Identify each line in the records below that contains the word "this", and copy it.

>>

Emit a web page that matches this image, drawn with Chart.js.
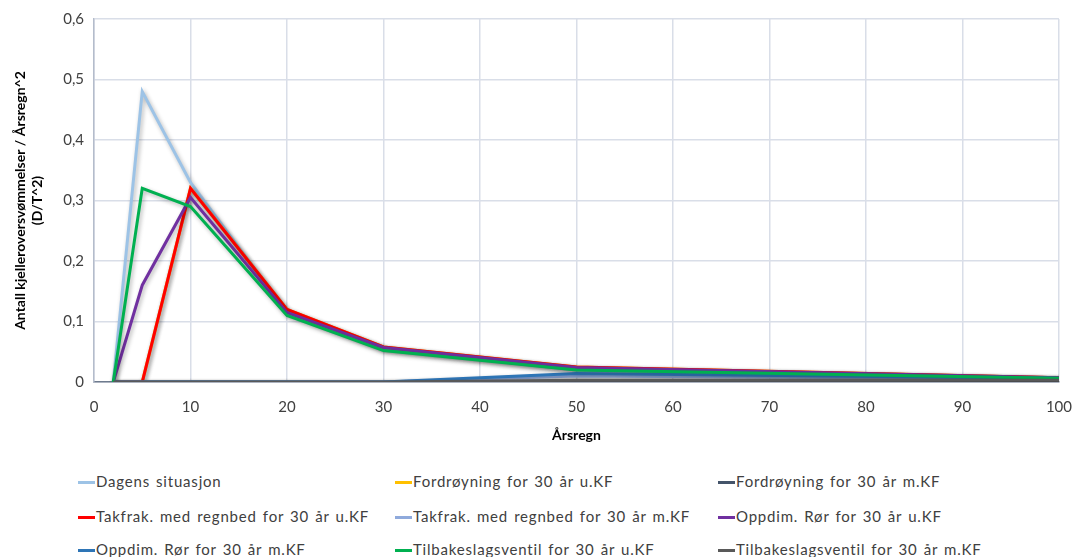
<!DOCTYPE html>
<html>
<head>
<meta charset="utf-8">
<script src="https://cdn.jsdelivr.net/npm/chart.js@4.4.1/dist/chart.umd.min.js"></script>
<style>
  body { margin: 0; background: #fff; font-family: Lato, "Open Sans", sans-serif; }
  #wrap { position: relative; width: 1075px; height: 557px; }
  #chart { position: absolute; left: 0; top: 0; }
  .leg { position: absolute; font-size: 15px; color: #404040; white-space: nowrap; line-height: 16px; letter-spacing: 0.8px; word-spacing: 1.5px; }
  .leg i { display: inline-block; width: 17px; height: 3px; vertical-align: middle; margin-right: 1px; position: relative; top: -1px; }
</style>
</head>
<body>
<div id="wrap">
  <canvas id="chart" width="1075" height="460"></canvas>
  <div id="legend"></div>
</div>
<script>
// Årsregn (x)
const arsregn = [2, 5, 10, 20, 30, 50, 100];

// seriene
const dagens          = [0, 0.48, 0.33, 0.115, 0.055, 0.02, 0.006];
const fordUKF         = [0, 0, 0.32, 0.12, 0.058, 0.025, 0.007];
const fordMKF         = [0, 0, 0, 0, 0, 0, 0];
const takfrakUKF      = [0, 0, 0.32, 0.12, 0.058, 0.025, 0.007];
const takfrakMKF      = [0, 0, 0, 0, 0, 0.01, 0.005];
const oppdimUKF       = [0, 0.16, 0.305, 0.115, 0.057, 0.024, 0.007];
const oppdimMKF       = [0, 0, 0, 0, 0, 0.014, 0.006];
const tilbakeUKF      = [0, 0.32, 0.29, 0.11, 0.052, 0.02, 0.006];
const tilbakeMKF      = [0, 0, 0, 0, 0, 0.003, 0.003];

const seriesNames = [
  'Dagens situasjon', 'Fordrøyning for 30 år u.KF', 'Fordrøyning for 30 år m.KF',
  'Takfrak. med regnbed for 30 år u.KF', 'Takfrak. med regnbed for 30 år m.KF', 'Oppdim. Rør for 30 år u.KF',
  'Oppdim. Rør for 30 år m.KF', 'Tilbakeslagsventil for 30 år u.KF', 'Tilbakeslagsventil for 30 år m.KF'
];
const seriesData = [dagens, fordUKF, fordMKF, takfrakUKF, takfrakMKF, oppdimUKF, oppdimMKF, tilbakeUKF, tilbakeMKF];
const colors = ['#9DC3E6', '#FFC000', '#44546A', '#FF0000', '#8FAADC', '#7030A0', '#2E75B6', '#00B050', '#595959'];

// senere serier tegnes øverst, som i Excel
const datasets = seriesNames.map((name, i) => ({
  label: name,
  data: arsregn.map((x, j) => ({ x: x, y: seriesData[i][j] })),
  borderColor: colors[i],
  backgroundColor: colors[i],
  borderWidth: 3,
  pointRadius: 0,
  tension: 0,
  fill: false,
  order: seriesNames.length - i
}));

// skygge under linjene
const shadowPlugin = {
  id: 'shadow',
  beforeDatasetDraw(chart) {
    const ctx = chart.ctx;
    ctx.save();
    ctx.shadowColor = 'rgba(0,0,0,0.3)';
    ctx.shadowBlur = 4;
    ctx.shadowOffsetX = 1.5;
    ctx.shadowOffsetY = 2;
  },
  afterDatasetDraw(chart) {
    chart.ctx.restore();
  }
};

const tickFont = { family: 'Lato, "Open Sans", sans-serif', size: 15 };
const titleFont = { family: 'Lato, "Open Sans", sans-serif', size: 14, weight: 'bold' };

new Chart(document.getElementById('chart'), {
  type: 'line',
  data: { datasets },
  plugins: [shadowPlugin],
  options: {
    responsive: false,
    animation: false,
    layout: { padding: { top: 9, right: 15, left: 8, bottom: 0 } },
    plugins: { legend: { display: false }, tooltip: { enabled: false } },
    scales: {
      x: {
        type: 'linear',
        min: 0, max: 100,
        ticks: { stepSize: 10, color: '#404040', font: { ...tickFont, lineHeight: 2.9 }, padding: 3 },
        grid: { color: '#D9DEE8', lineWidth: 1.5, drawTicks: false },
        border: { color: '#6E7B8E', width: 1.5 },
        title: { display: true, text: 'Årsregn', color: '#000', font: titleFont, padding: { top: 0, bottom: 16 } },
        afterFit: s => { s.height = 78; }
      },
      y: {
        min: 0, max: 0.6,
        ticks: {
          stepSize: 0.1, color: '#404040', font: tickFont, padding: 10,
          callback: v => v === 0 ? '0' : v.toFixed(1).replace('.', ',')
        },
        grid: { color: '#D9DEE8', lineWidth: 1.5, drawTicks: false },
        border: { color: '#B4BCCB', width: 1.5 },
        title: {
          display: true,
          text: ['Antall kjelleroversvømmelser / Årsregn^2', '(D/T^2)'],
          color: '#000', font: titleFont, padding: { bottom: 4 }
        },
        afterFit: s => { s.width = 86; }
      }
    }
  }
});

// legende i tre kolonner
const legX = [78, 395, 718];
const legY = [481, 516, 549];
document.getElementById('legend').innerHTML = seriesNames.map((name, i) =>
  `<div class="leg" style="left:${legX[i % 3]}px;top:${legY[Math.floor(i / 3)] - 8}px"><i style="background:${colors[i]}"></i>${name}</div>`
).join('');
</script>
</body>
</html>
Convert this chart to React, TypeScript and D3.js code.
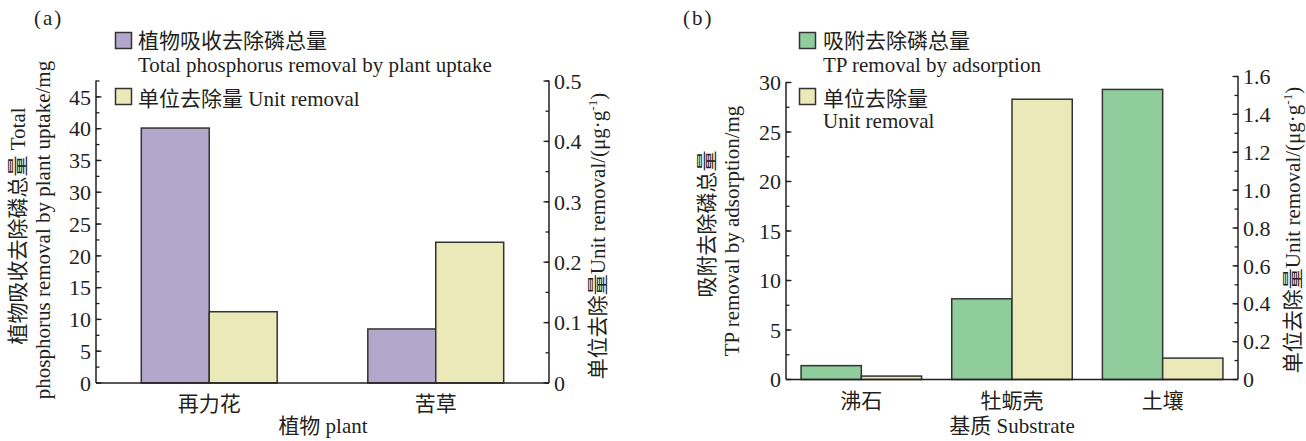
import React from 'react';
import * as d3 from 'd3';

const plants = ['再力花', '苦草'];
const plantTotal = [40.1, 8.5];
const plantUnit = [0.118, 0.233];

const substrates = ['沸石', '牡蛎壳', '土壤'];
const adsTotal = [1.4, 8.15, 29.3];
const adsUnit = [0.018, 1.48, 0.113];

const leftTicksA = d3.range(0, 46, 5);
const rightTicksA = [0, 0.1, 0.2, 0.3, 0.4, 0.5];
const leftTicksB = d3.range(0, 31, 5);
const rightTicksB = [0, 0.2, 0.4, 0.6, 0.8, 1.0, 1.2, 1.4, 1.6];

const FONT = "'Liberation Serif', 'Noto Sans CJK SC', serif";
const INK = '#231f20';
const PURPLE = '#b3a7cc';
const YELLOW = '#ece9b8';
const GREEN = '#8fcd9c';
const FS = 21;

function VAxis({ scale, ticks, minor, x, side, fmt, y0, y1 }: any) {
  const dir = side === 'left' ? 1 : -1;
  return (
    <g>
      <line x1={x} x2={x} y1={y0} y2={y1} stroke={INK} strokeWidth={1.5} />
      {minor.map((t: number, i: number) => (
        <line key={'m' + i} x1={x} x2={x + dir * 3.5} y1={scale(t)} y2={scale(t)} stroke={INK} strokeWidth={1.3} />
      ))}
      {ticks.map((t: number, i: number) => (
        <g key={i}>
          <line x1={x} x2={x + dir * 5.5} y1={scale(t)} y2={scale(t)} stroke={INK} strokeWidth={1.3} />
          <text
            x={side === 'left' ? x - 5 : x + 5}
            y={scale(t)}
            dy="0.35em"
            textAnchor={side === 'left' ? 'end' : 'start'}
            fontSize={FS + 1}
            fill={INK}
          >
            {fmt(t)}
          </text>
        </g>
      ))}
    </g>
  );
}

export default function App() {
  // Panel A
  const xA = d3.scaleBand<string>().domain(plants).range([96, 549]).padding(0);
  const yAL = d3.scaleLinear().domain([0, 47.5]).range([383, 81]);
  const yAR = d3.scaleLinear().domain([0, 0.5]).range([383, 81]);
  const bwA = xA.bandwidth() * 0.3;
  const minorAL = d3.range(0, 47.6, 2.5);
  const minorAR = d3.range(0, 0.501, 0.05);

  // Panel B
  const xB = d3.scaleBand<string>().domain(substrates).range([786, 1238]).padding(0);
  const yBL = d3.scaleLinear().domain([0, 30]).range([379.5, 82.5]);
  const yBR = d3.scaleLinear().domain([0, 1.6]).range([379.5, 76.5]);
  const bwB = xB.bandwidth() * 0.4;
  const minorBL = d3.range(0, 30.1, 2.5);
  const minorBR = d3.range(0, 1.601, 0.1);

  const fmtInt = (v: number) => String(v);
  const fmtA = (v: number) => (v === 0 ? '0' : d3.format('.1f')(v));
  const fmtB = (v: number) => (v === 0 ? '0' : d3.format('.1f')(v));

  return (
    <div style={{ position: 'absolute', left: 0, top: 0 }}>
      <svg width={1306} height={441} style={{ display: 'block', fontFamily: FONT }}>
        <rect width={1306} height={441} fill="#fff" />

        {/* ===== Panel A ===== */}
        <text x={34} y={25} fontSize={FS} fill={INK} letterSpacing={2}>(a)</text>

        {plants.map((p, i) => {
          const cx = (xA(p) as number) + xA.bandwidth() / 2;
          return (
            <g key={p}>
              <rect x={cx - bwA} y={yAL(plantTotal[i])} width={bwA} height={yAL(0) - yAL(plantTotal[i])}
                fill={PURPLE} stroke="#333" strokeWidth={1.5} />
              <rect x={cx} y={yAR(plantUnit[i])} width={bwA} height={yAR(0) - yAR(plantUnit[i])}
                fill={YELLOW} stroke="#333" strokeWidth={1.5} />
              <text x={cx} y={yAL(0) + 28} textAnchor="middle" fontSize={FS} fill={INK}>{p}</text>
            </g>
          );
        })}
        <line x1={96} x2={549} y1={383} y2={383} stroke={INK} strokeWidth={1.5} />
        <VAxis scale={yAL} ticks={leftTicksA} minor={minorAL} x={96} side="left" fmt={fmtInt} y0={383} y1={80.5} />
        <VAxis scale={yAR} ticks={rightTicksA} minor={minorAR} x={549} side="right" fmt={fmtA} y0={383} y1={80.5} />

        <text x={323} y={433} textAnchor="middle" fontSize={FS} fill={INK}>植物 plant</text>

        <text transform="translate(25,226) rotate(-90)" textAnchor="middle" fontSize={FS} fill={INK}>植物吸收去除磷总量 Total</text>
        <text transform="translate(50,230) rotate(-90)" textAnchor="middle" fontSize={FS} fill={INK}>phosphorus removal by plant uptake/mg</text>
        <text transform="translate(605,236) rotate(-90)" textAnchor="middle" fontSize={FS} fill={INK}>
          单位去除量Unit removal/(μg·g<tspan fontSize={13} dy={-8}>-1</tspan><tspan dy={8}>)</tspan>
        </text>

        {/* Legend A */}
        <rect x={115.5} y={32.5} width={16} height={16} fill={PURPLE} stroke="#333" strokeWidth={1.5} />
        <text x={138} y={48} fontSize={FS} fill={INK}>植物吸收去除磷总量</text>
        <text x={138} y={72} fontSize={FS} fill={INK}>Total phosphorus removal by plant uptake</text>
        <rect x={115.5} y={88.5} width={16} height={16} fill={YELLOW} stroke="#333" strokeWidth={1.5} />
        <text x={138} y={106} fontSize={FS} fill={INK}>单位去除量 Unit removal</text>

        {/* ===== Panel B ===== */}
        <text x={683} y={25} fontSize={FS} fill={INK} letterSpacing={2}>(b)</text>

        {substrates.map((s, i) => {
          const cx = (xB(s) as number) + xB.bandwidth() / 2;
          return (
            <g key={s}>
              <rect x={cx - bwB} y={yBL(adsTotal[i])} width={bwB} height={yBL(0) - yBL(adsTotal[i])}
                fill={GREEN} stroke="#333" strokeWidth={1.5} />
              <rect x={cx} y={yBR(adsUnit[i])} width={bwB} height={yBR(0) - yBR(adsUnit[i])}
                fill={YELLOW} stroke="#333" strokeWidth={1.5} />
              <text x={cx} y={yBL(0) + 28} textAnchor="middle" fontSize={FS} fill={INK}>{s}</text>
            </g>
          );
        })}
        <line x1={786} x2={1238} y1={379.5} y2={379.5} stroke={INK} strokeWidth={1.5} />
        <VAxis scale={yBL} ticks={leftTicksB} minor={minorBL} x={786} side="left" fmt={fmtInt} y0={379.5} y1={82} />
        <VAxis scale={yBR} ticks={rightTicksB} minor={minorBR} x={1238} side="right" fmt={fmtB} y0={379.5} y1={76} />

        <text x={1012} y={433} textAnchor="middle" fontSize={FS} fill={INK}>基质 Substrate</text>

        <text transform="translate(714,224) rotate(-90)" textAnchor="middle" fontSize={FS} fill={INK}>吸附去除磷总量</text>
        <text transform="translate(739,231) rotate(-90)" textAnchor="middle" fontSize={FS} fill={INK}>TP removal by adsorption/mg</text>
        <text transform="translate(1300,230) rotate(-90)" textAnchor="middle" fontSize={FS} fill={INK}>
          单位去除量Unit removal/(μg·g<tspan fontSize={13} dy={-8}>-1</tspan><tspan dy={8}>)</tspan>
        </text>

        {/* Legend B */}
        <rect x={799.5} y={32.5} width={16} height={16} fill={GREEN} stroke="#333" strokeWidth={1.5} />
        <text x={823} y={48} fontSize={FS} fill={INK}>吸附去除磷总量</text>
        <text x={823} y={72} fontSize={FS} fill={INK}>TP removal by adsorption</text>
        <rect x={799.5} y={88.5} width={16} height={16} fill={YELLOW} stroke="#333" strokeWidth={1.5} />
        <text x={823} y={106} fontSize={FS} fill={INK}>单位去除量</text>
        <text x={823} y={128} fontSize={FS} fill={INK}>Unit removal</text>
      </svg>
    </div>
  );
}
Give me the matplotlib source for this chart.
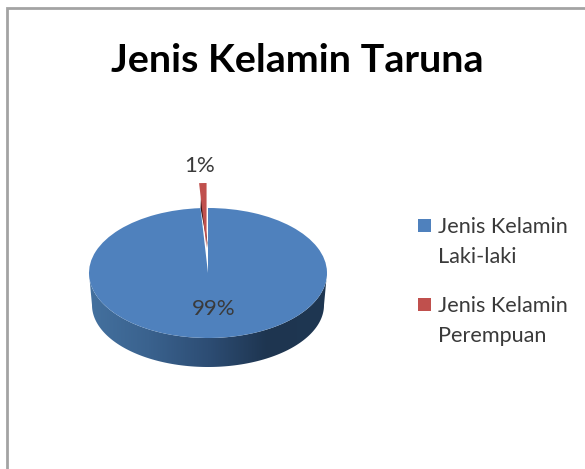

<<

### Answer below
Emit a web page that matches this image, drawn with Chart.js.
Convert this chart to React, TypeScript and D3.js code.
Give me the matplotlib source for this chart.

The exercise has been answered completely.